Enough with President Obama’s solicitor general telling Americans who disagree with Obamacare to make less money as a way to get out of it. “Someone doesn’t need that much income,” Neal Kumar Katyal said. Americans who cannot afford rising gas prices and general inflation (while salary increases stay around 1-3 percent) might disagree with that notion.
By the way, polls show the majority of the country’s population disagree with Obamacare in its current state. Excellent pandering to constituents on Katyal’s part.
Enough of pretending to care about the national deficit. No one in office seems to actually do anything about it. Everyone running for office says they will.
Enough of the rhetoric. The national debt was $14,352,131,100,710.65 as of June 9, 2011 at 3:00PM. It will be billions more tomorrow.
That’s not a joke – the national debt has risen $3.96 billion a day since September 28, 2007. Your share, as of 3:00PM on June 9, 2011: $46,189.48.
Someone make a reality show about that: a person going to a bank or Washington and asking who to make the check out to for their share of the national debt.
Enough of the NFL lockout and the hypocrisy of it really mattering. It kills my fantasy football league and our message board, but we will all be OK until all the extremely rich and pampered stop fighting over how to split up $9 billion.
Enough of President Obama threatening to hold back funds on states that passed legislation to defund certain programs. Is this not the same as the argument that you cannot defund Obamacare, since elected officials passed it? Elected officials in states are just as important as those at the federal level. Stop making everything government owned and operated.

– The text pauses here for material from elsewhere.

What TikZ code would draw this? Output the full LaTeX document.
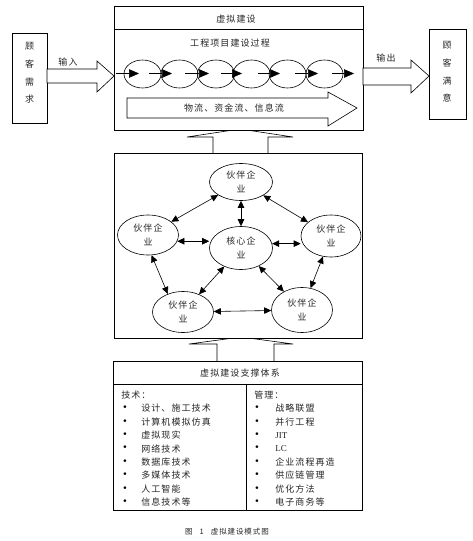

Spend a little less time congratulating yourself on your correct ESPN bracketology picks. We would prefer a President who nails a solution to the national debt and unemployment while boosting the economy, not one who got 97 percent of his first and second round NCAA men’s basketball tournament picks right.
Enough pretending the royals in England matter. Two people got married. Happens all the time. They should have televised my wedding if you wanted entertainment. One of my groomsmen demanded a make-out session from nearly everyone in attendance. And yes, it was an open bar.
By the way, her name is Kate. Not Catherine. People quit changing your names in the middle of the game. You know what, let’s do that. I’d like to go by Vladimir The Impaler for the next five years. You can call me Vlad for short.
Enough of rich celebrities pretending care about fur. Enough of rich celebrities getting naked for magazine ads to promote caring about fur. You can just admit you want to be naked in front of a camera that isn’t a cell phone.
Enough of celebrities begging for middle class and lower class Americans to give to other low and middle class Americans who’ve just gone through a horrific natural disaster. I’d rather hear directly from those affected and have them tell me about their hardship than you.
By the way, let’s institute a celebrity-to-normal person ratio for donations. For every million they give, we’ll give $5.
Enough of Kevin James making not so vaguely similar movies compared to that of Ben Stiller and Adam Sandler.
Enough of cross-promotion. ESPN’s NBA Finals coverage being sponsored by “The Green Lantern” while Stuart Scott sneaks in his third “BOO-YEAH” in 45 seconds of highlights makes both my ears and eyes bleed.
Enough. Enough. Enough.
Of course, that’s just my opinion, I could be wrong.